Hood River, OR
There are two highways between Portland and Hood River. Sometimes they are the same road, sometimes they diverge by about a hundred metres. I-84 is a freeway. Highway 30 is not. Take Highway 30.
Anyways, if I ask you what comes to mind when I mention the State of Oregon, I’m sure that at least half of you will mention that sporting contest fought out each year between the red team and the blue team in eastern Australia. So, I took a snap poll of various Americans from across this big land. When I asked them to define Oregon in one word, their answers were:
Bob – “No sales taxes. If something is a buck narnty narn, you only pay a buck narnty narn.” (Ok, Bob is from Texas and doesn’t quite get the whole ‘one word thing’.) Tyson – “Snowboarding.” Tiffany – “Trees.” Angela – “Desert.” They are all right.
Today feels like one of those budget tours of Europe where you get to visit ten countries in three days. We start out with another quick visit to Smith Rock to get those special photos that we knew would be so much better when the sun is in the east. Snap, wow, snap, “Didn’t we get that already?” “Not sure.” Snap again. Finally, it’s time to board the Jeep and head north. We have no other plans other than to be in Hood River tonight, so we’ve elected to take the long way by heading more or less northwest until we almost hit Portland, and then east along the Columbia River Gorge to Hood River.

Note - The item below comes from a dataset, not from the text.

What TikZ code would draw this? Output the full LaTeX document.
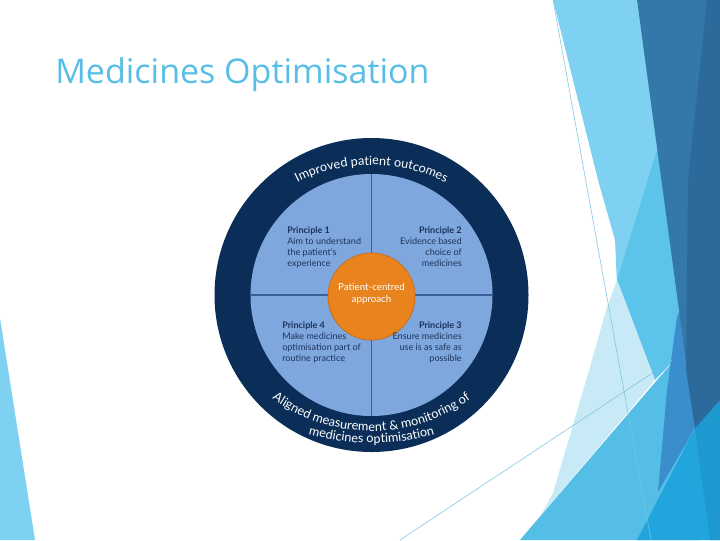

Almost immediately, the country changes from the volcanic rock-scape we have seen since Klamath Falls into agricultural land reminiscent of the Lockyer Valley. The main crop seems to be lucerne, which the locals call alfalfa, and everywhere we look we see guys in shirts that were probably blue once trundling across the fields on their ancient tractors.
In no time, we reach Madras, where we say goodbye to 98 and turn onto 26 (yep, they just refer to highways by their numbers here.) Suddenly, the fields ‘dry up’ and we’re in the High Desert. And, I mean desert. This place is so dry that even the buzzards need to carry water bottles. “Wow – look at that mesa.” Screech, stop, snap – got it, and, off we go again.
At this point you’ll need to forgive me for inserting a quick food story. We’re just starting to wonder if we’ll get stranded in this harsh country without any hope of sustenance when a sign announces we are entering the Warm Springs Indian Reservation. “Look – there’s a roadhouse.” It’s not quite lunchtime yet, so we tell the nice lady we’d love to try a couple of their famous huckleberry pancakes. “Do you want a plate to share?” Aha! We know all about American portion sizes. “Sure, but just two or three pancakes please.” It is without exaggeration that I say that the pancakes were so big they closed the highway each time the cook wanted to flip one.
A few miles later, we reach the mountains, and the desert suddenly makes way for trees. We’re running around the base of Mount Hood, and the trees are thicker than the hairs on a cat’s back, except for a few cleared strips that become ski runs in the season. We try to take some pics of these amazing forests but, surprise surprise, the trees beside the road get in the way. You might say we can’t see the forest for the trees.
Portland is just another big city, but our route only skims the edge before we turn back east for the run along the beautiful Columbia Gorge. Like I said, we have the choice of two routes. There’s the quick freeway, or the historic route littered with waterfalls, trails and forests. Hmm – which to choose.